* BEGIN Supplied information *
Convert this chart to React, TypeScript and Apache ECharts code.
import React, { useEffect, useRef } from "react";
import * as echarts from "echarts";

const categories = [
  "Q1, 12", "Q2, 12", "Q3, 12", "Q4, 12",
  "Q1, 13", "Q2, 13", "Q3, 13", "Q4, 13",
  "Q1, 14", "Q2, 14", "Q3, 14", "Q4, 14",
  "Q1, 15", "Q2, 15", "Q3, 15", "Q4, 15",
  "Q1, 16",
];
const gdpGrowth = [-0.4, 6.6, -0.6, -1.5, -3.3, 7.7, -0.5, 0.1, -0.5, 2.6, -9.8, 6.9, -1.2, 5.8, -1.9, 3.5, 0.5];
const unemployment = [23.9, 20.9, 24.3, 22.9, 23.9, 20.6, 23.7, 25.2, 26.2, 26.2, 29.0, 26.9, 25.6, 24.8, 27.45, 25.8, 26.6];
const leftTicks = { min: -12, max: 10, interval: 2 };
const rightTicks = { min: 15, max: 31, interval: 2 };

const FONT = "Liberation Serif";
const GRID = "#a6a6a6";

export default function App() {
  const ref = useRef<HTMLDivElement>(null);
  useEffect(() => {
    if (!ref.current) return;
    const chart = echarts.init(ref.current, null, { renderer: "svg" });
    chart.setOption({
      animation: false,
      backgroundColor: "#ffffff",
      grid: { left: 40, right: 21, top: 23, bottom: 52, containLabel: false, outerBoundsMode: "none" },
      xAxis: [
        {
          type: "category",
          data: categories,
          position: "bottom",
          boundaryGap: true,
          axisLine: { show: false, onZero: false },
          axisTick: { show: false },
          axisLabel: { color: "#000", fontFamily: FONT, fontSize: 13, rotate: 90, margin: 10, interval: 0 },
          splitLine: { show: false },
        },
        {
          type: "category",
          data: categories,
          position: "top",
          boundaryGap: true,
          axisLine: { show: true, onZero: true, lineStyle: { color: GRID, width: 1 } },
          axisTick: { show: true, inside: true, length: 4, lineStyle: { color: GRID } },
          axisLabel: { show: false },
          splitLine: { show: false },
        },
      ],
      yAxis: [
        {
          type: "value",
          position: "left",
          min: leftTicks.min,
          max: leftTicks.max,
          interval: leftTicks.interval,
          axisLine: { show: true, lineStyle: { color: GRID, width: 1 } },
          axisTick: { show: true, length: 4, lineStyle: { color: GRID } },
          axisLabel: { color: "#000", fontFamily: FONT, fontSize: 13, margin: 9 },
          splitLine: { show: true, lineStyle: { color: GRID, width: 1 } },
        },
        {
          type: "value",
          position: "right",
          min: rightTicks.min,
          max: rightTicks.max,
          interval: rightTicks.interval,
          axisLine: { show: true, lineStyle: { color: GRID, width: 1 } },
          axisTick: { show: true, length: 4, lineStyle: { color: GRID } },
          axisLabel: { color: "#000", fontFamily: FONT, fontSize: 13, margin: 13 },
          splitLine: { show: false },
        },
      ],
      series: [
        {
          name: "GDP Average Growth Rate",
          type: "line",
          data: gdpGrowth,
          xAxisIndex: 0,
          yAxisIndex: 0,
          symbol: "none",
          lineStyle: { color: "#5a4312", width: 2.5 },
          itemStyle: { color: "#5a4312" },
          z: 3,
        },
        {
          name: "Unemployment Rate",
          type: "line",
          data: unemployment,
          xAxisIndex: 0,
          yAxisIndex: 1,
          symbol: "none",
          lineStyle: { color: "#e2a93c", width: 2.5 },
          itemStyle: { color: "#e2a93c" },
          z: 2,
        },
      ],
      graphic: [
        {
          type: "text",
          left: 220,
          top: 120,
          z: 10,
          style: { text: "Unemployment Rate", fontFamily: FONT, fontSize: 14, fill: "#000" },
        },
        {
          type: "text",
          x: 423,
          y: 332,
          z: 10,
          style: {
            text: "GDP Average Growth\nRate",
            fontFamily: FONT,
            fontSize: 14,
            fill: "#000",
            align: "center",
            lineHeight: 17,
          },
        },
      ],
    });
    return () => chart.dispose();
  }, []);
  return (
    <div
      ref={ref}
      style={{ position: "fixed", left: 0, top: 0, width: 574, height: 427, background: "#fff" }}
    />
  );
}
* END Supplied information *
= Description of the task =
Please set down the whole listing above without altering a single line.

= Expected output =
Convert this chart to React, TypeScript and Apache ECharts code.
import React, { useEffect, useRef } from "react";
import * as echarts from "echarts";

const categories = [
  "Q1, 12", "Q2, 12", "Q3, 12", "Q4, 12",
  "Q1, 13", "Q2, 13", "Q3, 13", "Q4, 13",
  "Q1, 14", "Q2, 14", "Q3, 14", "Q4, 14",
  "Q1, 15", "Q2, 15", "Q3, 15", "Q4, 15",
  "Q1, 16",
];
const gdpGrowth = [-0.4, 6.6, -0.6, -1.5, -3.3, 7.7, -0.5, 0.1, -0.5, 2.6, -9.8, 6.9, -1.2, 5.8, -1.9, 3.5, 0.5];
const unemployment = [23.9, 20.9, 24.3, 22.9, 23.9, 20.6, 23.7, 25.2, 26.2, 26.2, 29.0, 26.9, 25.6, 24.8, 27.45, 25.8, 26.6];
const leftTicks = { min: -12, max: 10, interval: 2 };
const rightTicks = { min: 15, max: 31, interval: 2 };

const FONT = "Liberation Serif";
const GRID = "#a6a6a6";

export default function App() {
  const ref = useRef<HTMLDivElement>(null);
  useEffect(() => {
    if (!ref.current) return;
    const chart = echarts.init(ref.current, null, { renderer: "svg" });
    chart.setOption({
      animation: false,
      backgroundColor: "#ffffff",
      grid: { left: 40, right: 21, top: 23, bottom: 52, containLabel: false, outerBoundsMode: "none" },
      xAxis: [
        {
          type: "category",
          data: categories,
          position: "bottom",
          boundaryGap: true,
          axisLine: { show: false, onZero: false },
          axisTick: { show: false },
          axisLabel: { color: "#000", fontFamily: FONT, fontSize: 13, rotate: 90, margin: 10, interval: 0 },
          splitLine: { show: false },
        },
        {
          type: "category",
          data: categories,
          position: "top",
          boundaryGap: true,
          axisLine: { show: true, onZero: true, lineStyle: { color: GRID, width: 1 } },
          axisTick: { show: true, inside: true, length: 4, lineStyle: { color: GRID } },
          axisLabel: { show: false },
          splitLine: { show: false },
        },
      ],
      yAxis: [
        {
          type: "value",
          position: "left",
          min: leftTicks.min,
          max: leftTicks.max,
          interval: leftTicks.interval,
          axisLine: { show: true, lineStyle: { color: GRID, width: 1 } },
          axisTick: { show: true, length: 4, lineStyle: { color: GRID } },
          axisLabel: { color: "#000", fontFamily: FONT, fontSize: 13, margin: 9 },
          splitLine: { show: true, lineStyle: { color: GRID, width: 1 } },
        },
        {
          type: "value",
          position: "right",
          min: rightTicks.min,
          max: rightTicks.max,
          interval: rightTicks.interval,
          axisLine: { show: true, lineStyle: { color: GRID, width: 1 } },
          axisTick: { show: true, length: 4, lineStyle: { color: GRID } },
          axisLabel: { color: "#000", fontFamily: FONT, fontSize: 13, margin: 13 },
          splitLine: { show: false },
        },
      ],
      series: [
        {
          name: "GDP Average Growth Rate",
          type: "line",
          data: gdpGrowth,
          xAxisIndex: 0,
          yAxisIndex: 0,
          symbol: "none",
          lineStyle: { color: "#5a4312", width: 2.5 },
          itemStyle: { color: "#5a4312" },
          z: 3,
        },
        {
          name: "Unemployment Rate",
          type: "line",
          data: unemployment,
          xAxisIndex: 0,
          yAxisIndex: 1,
          symbol: "none",
          lineStyle: { color: "#e2a93c", width: 2.5 },
          itemStyle: { color: "#e2a93c" },
          z: 2,
        },
      ],
      graphic: [
        {
          type: "text",
          left: 220,
          top: 120,
          z: 10,
          style: { text: "Unemployment Rate", fontFamily: FONT, fontSize: 14, fill: "#000" },
        },
        {
          type: "text",
          x: 423,
          y: 332,
          z: 10,
          style: {
            text: "GDP Average Growth\nRate",
            fontFamily: FONT,
            fontSize: 14,
            fill: "#000",
            align: "center",
            lineHeight: 17,
          },
        },
      ],
    });
    return () => chart.dispose();
  }, []);
  return (
    <div
      ref={ref}
      style={{ position: "fixed", left: 0, top: 0, width: 574, height: 427, background: "#fff" }}
    />
  );
}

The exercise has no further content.